Providers in this space vary in how they support these models. Some bring strong WebRTC session control capabilities. Others specialize in carrier-grade VoIP throughput. Companies like Sansay, Inc. appear in these evaluations because they serve operators with a mix of these deployment scenarios, which is increasingly the norm in APAC.

What to look for in a provider

When buyers compare solution providers, they often discover that feature parity is common at the surface. Most can do SIP normalization, topology hiding, encryption, and media anchoring. So the selection criteria shift toward the subtler, operational qualities.

One of the big ones is adaptability. A platform that looks great today can feel constrained in only a year if the vendor is slow to adopt new signaling behaviors or codec requirements. APAC growth trajectories are steep. Operators do not want to replatform every few years.

Another thing to watch is vendor transparency. Buyers ask themselves whether a provider explains their architecture clearly or hides complexity behind marketing. They look for documentation that engineers can actually use.

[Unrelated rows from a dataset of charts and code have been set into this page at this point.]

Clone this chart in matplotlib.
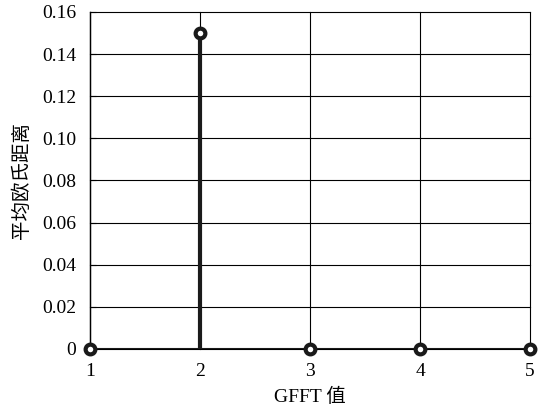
import matplotlib
matplotlib.use("Agg")
import matplotlib.pyplot as plt

plt.rcParams['font.family'] = ['Liberation Serif', 'Noto Sans CJK SC', 'DejaVu Sans']
plt.rcParams['font.size'] = 14

# GFFT values and mean Euclidean distance
gfft = [1, 2, 3, 4, 5]
dist = [0.0, 0.15, 0.0, 0.0, 0.0]
yticks = [0, 0.02, 0.04, 0.06, 0.08, 0.10, 0.12, 0.14, 0.16]
ytick_labels = ['0', '0.02', '0.04', '0.06', '0.08', '0.10', '0.12', '0.14', '0.16']

fig = plt.figure(figsize=(5.43, 4.12), dpi=100)
ax = fig.add_axes([0.166, 0.153, 0.81, 0.818])

markers, stems, base = ax.stem(gfft, dist, basefmt='k-')
plt.setp(stems, color='#1a1a1a', linewidth=3)
plt.setp(markers, marker='o', markersize=7, markerfacecolor='white',
         markeredgecolor='#1a1a1a', markeredgewidth=3, zorder=5, clip_on=False)
plt.setp(base, color='#1a1a1a', linewidth=1.5)

ax.set_xlim(1, 5)
ax.set_ylim(0, 0.16)
ax.set_xticks(gfft)
ax.set_yticks(yticks)
ax.set_yticklabels(ytick_labels)
ax.grid(True, color='black', linewidth=0.8)
for gl in ax.get_xgridlines() + ax.get_ygridlines():
    gl.set_clip_on(False)
ax.set_axisbelow(True)
ax.tick_params(direction='in', length=4, color='black', pad=10)
for s in ['top', 'right']:
    ax.spines[s].set_visible(False)
ax.spines['left'].set_linewidth(1)
ax.spines['bottom'].set_visible(False)

ax.set_xlabel('GFFT 值', fontsize=14, labelpad=6)
ax.set_ylabel('平均欧氏距离', fontsize=14, labelpad=8)

fig.savefig('out.png', dpi=100)
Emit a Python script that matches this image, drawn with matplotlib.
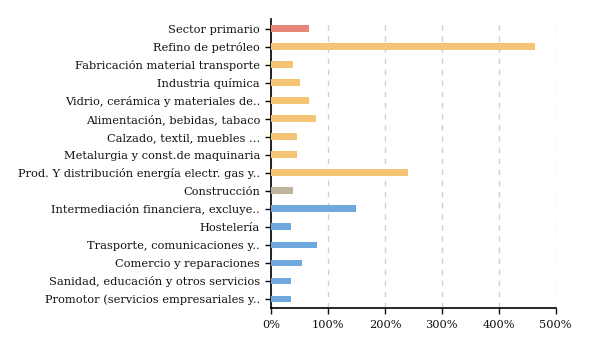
import matplotlib.pyplot as plt
from matplotlib.ticker import FuncFormatter

plt.rcParams['font.family'] = ['DejaVu Serif', 'Liberation Serif']

# datos (de arriba a abajo)
sectores = ['Sector primario', 'Refino de petróleo', 'Fabricación material transporte',
            'Industria química', 'Vidrio, cerámica y materiales de..',
            'Alimentación, bebidas, tabaco', 'Calzado, textil, muebles ...',
            'Metalurgia y const.de maquinaria', 'Prod. Y distribución energía electr. gas y..',
            'Construcción', 'Intermediación financiera, excluye..', 'Hostelería',
            'Trasporte, comunicaciones y..', 'Comercio y reparaciones',
            'Sanidad, educación y otros servicios', 'Promotor (servicios empresariales y..']
valores = [67, 463, 39, 51, 66, 78, 45, 46, 240, 39, 149, 35, 80, 54, 34, 34]
grupos = ['primario'] + ['industria'] * 8 + ['construccion'] + ['servicios'] * 6
colores_grupo = {'primario': '#E8857B', 'industria': '#F5C474',
                 'construccion': '#BEB49C', 'servicios': '#6FA8DC'}
xticks = [0, 100, 200, 300, 400, 500]

fig = plt.figure(figsize=(6, 3.5), dpi=100)
ax = fig.add_axes([0.452, 0.121, 0.474, 0.825])

pos = list(range(len(sectores)))[::-1]
ax.barh(pos, valores, height=0.38, color=[colores_grupo[g] for g in grupos], zorder=3)

ax.set_yticks(pos)
ax.set_yticklabels(sectores, fontsize=8.2, color='#111111')
ax.set_ylim(-0.48, len(sectores) - 0.46)
ax.set_xlim(0, 500)
ax.set_xticks(xticks)
ax.xaxis.set_major_formatter(FuncFormatter(lambda v, p: '%d%%' % v))
ax.tick_params(axis='x', labelsize=8.2, length=4, width=1, colors='#111111', pad=5)
ax.tick_params(axis='y', length=4, width=1, pad=4)
ax.grid(axis='x', linestyle=(0, (4, 4)), color='#D0D0D0', linewidth=1, zorder=0)
ax.spines['top'].set_visible(False)
ax.spines['right'].set_visible(False)
ax.spines['left'].set_linewidth(1.2)
ax.spines['bottom'].set_linewidth(1.2)

fig.savefig('out.png')
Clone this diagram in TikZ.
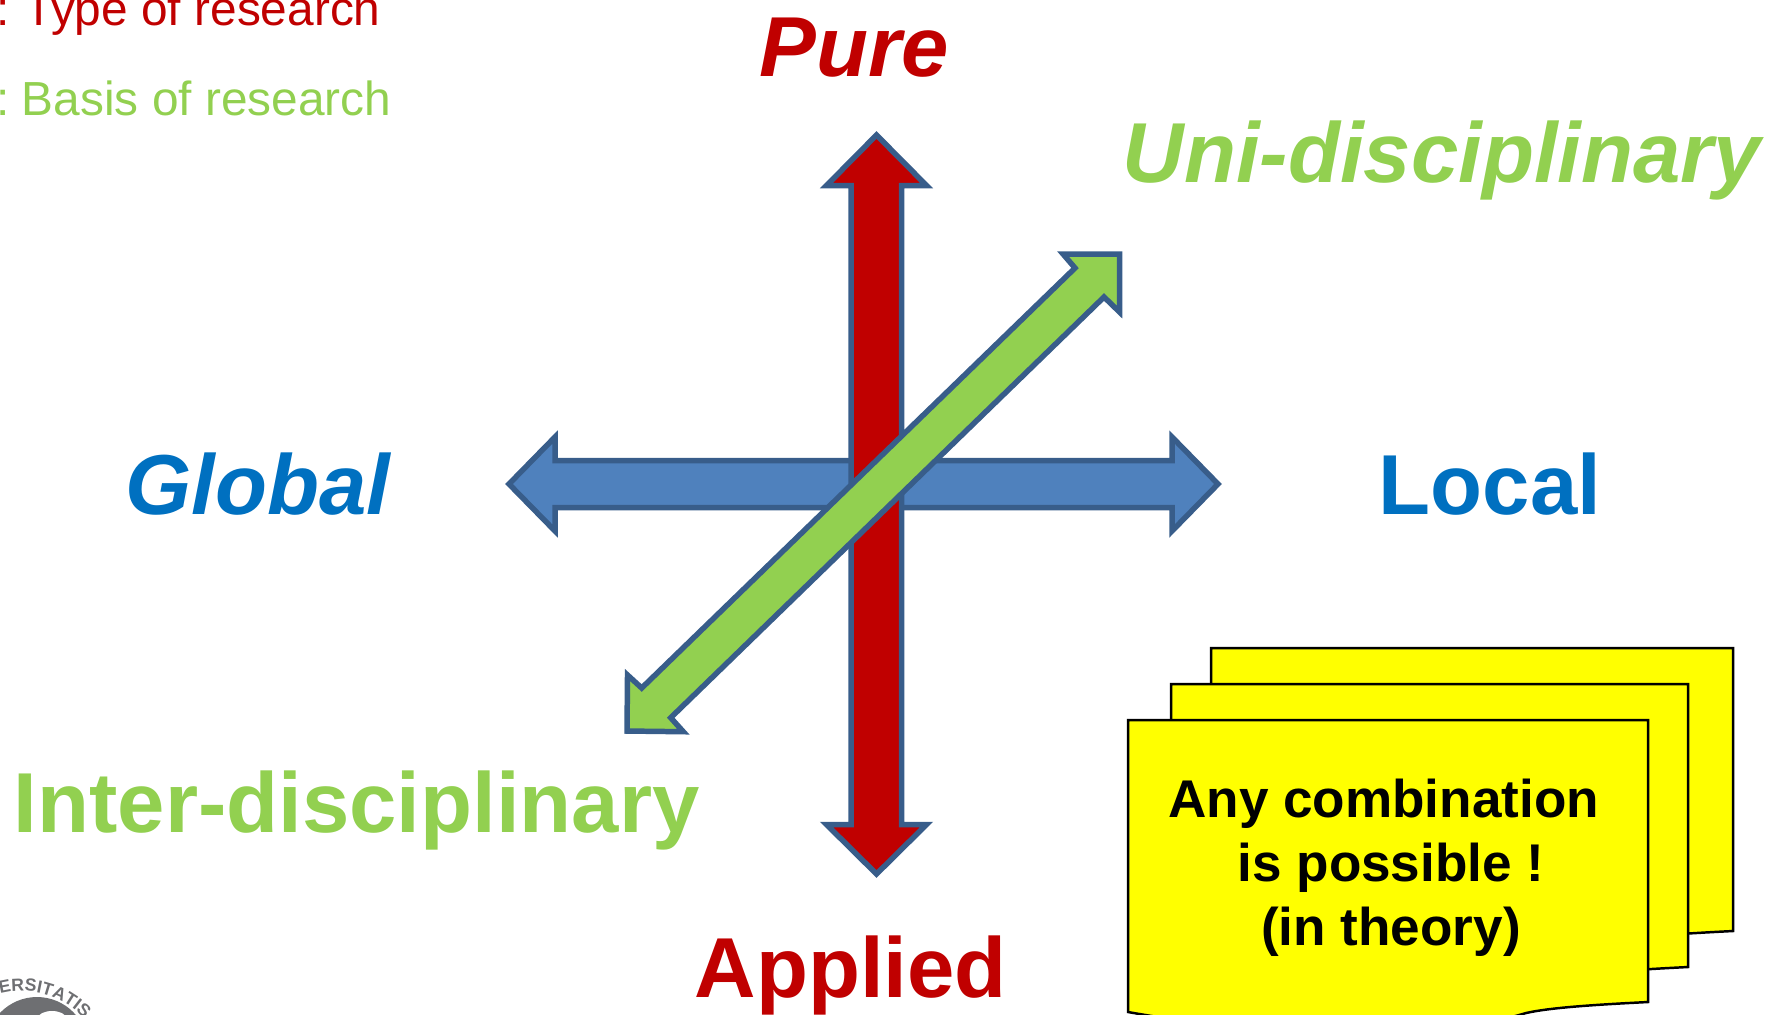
\documentclass[tikz,border=0pt]{standalone}
\usepackage{fontspec}
\usepackage{xcolor}
\setmainfont{Liberation Sans}
\usetikzlibrary{decorations.text}

\definecolor{typered}{HTML}{C00000}
\definecolor{basisgreen}{HTML}{92D050}
\definecolor{globalblue}{HTML}{0070C0}
\definecolor{arrowblue}{HTML}{4F81BD}
\definecolor{arrowline}{HTML}{385D8A}
\definecolor{logogray}{HTML}{6E6F72}
\definecolor{noteyellow}{HTML}{FFFF00}

\tikzset{
    axisarrow/.style={draw=arrowline,line width=1.56pt,miter limit=10},
    biglabel/.style={anchor=base west,inner sep=0pt,font=\fontsize{24.2}{29}\selectfont\bfseries},
    bigitalic/.style={biglabel,font=\fontsize{24.2}{29}\selectfont\bfseries\itshape},
    keylabel/.style={anchor=base west,inner sep=0pt,font=\fontsize{13.6}{16}\selectfont},
    notesheet/.style={draw=black,line width=0.7pt,fill=noteyellow},
}

\begin{document}
\begin{tikzpicture}[x=0.01cm,y=-0.01cm]
    \path[use as bounding box,clip] (0,0) rectangle (1786,1014);

    % Key
    \node[keylabel,text=typered] (keytype) at (-4,25) {:\hspace{4.1pt}Type of research};
    \node[keylabel,text=basisgreen] (keybasis) at (-4,115) {:\hspace{3.4pt}Basis of research};

    % Arrows
    \draw[axisarrow,fill=arrowblue] (509,484) -- (555,437) -- (555,460.5) -- (1172,460.5) -- (1172,437)
        -- (1218,484) -- (1172,531) -- (1172,507.5) -- (555,507.5) -- (555,531) -- cycle;
    \draw[axisarrow,fill=typered] (876.5,135) -- (926.5,185.5) -- (901.5,185.5) -- (901.5,824.5) -- (926.5,824.5)
        -- (876.5,874) -- (826.5,824.5) -- (851,824.5) -- (851,185.5) -- (826.5,185.5) -- cycle;
    \draw[axisarrow,fill=basisgreen] (1119.5,254) -- (1119.5,312) -- (1104,297) -- (670.7,717.7) -- (683.3,731.7)
        -- (627,731) -- (627.5,675) -- (641.7,688) -- (1075,268) -- (1063,254) -- cycle;

    % Labels for arrows
    \node[bigitalic,text=typered] (pure) at (759,76) {Pure};
    \node[biglabel,text=typered] (applied) at (694,997) {Applied};
    \node[bigitalic,text=globalblue] (global) at (125,514) {Global};
    \node[biglabel,text=globalblue] (local) at (1378,514) {Local};
    \node[bigitalic,text=basisgreen] (uni) at (1122,182) {Uni-disciplinary};
    \node[biglabel,text=basisgreen] (inter) at (13,832) {Inter-disciplinary};

    % Sheets
    \foreach \x/\y/\w/\h in {1211/648/522/283,1171/684/517/283,1128/720/520/282}
        \draw[notesheet] (\x,\y) -- (\x+\w,\y) -- (\x+\w,\y+\h)
            .. controls (\x+\w-60,\y+\h+3) and (\x+\w-100,\y+\h+6) .. (\x+\w-122,\y+\h+11)
            .. controls (\x+\w-220,\y+\h+40) and (\x+\w-350,\y+\h+40) .. (\x,\y+\h+10) -- cycle;
    \node[inner sep=0pt,align=center,font=\fontsize{15.1}{18.2}\selectfont\bfseries]
        (note) at (1391,868) {Any combination\hspace*{.278em}\\is possible !\\(in theory)};

    % Seal
    \fill[logogray] (37,1048) circle (51);
    \fill[white] (52,1018) ellipse (14 and 7);
    \path[decorate,decoration={text along path,text align=left,
        text={|\fontsize{5}{6}\selectfont\bfseries\color{logogray}|VERSITATIS}}]
        (22,1075) ++(247:84) arc[start angle=247,end angle=340,radius=84];
\end{tikzpicture}
\end{document}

Sometimes they even ask peers quietly in the background. Does the platform behave as advertised under load? Does support respond quickly when routing patterns change unexpectedly?

Interoperability is another area that gets more attention than it used to. Integrating with national routing systems, CPaaS platforms, and application servers requires clean interfaces. Providers that make this easy tend to earn long-term trust.

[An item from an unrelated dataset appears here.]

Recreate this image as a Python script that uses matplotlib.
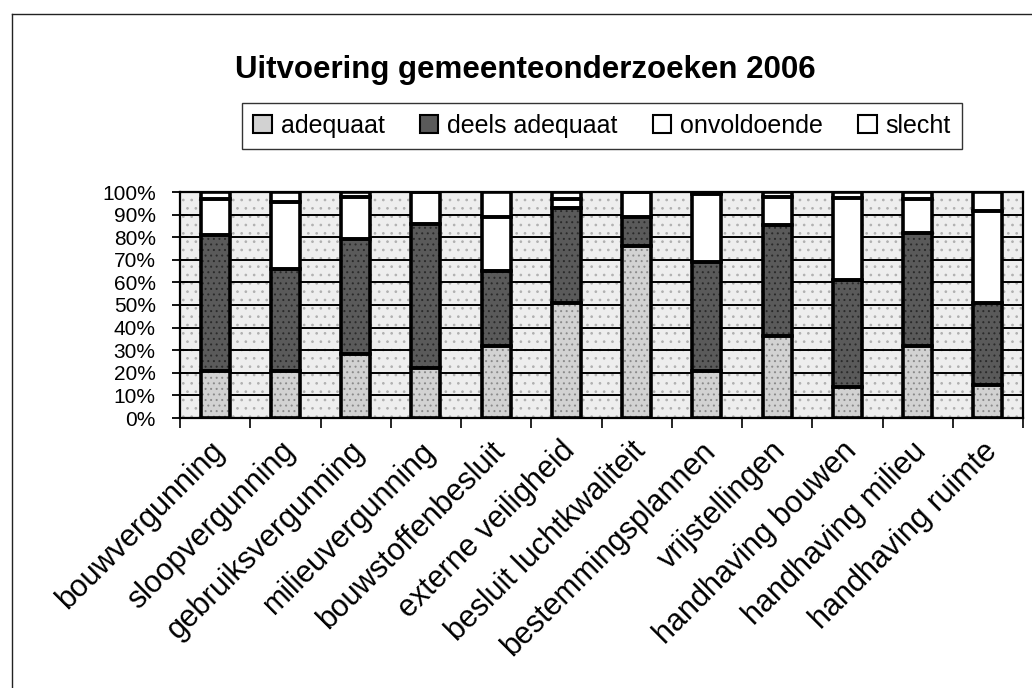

And then the deployment lifecycle comes up. How hard is it to stand up a test environment? How much automation does the vendor provide for scaling? Does the policy engine feel intuitive or does it require constant vendor assistance? It is surprising how often a decision is made based on operational friction rather than technical specs.

Questions to ask vendors

A few questions consistently help buyers cut through the noise. They are not perfect, but they reveal how mature a provider really is.

One is about multi-region consistency. How does the platform ensure that routing rules behave identically across different APAC markets? Another is about session visibility. What kind of real-time telemetry is available, and can it integrate with existing monitoring stacks?

A third question focuses on cloud independence. If an enterprise wants to shift part of its workload from a regional cloud provider to a private environment, is that feasible without major redesign? It is surprising how many platforms claim portability but cannot deliver it in practice.

It also helps to ask about WebRTC support. Not just basic signaling compatibility, but extended behaviors like ICE handling, TURN configuration, codec negotiation, and session migration. Browser-based calling keeps evolving. Providers need to keep pace.

And finally, buyers should ask vendors how they respond to regulatory changes. APAC telecom rules evolve quickly. A provider that tracks regulatory requirements but updates slowly will eventually become a bottleneck.

Making the decision

Choosing a VoIP or WebRTC session control platform is rarely a clean linear evaluation. Buyers weigh cost, performance, vendor longevity, and ecosystem fit. Sometimes they even bring in new stakeholders halfway through the process, which shifts priorities in unexpected ways. But the most successful decisions tend to share one trait. They focus on long-term adaptability instead of short-term optimization.

Asia-Pacific markets will keep evolving. More services will move into browsers and mobile apps. Cross-border collaboration will keep rising. Security challenges will not ease anytime soon. So the real question buyers should ask themselves is not whether a platform meets today's requirements, but whether it will still feel like the right fit when the next wave of communication patterns emerges.

If a solution can span VoIP, WebRTC, multi-cloud environments, and region-specific needs without constant reinvention, it is worth serious consideration. And if a provider shows a pattern of evolving with operators rather than forcing them into rigid architectures, that tends to be a strong sign that the partnership will age well.

In the end, the future of session control infrastructure in Asia-Pacific will be shaped by those who prepare for uncertainty rather than resist it. Buyers who evaluate with that mindset often make the clearest and most resilient choices.